Canadian labour delegates attended the United Nations High Level Meeting to ensure that the International Labour Organization (ILO) Recommendation 200 was part of the UN’s declaration. Recommendation 200 calls for the world of work to play a significant role in preventing HIV transmission and providing treatment, care, and support for HIV-affected workers and their families, as well as in protecting their human rights.

The Canadian labour delegation was led by CLC representative David Onyalo and included Rhonda Spence, international officer for CUPE, Ken Stuart, CAW national representative and Miranda Mason, CLC intern. The delegation worked with representatives of the International Trade Union Confederation (ITUC) and Canadian civil society activists to lobby government representatives and to put forward a workers agenda for prevention and universal access to treatment and support. 

Labour activists supported this effort with letters and emails sent to Canada’s Minister of Health urging that the United Nations incorporate and strengthen “workplace-based” HIV and AIDS responses.

The United Nations General Assembly adopted a declaration at the end of its three-day high-level meeting on AIDS on Friday, June 10, setting targets to end AIDS and charting a global response for the next five years. Paragraph 85 of the declaration reads as follows:

Commit to mitigate the impact of the epidemic on workers, their families, their dependants, workplaces and economies, including by taking into account all relevant ILO conventions, as well as the guidance provided by the relevant ILO recommendations, including ILO Recommendation 200, and call on employers, trade and labour unions, employees and volunteers to eliminate stigma and discrimination protect human rights and facilitate access to HIV prevention, treatment, care and support;

Labour’s next step is to collaborate with employers and government to develop a broad strategy and workplace-based approaches.
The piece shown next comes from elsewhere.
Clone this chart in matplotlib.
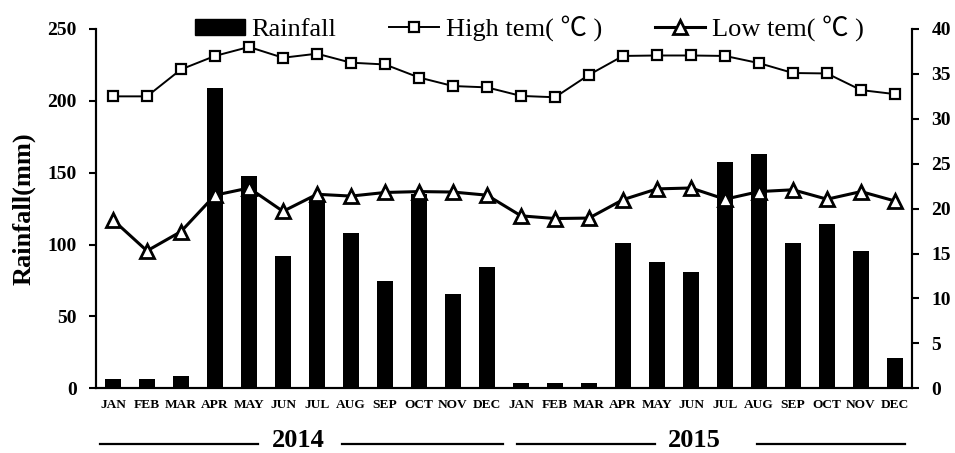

This will require legislation, policy changes, employer/union collaboration, and a clear timeline.

At the same time labour must scale up our partnership with Canadian civil society in the campaign for universal access, prevention, treatment and support.  Internationally, we will continue to strengthen our partnership with ITUC-Africa, and explore ways of to work more closely with both unions and civil society organizations worldwide.

Here are some statistics that support why workplace response is necessary: 36-56 per cent of persons living with HIV have experienced loss of employment; 40-61 per cent have experienced workplace discrimination, exclusion or forced disclosure of HIV status; and fewer than 60 per cent of countries reported having any mechanism to address cases of HIV-related discrimination. Only 30 countries worldwide have reported that they have adopted rules explicitly regulating HIV/AIDS in the workplace.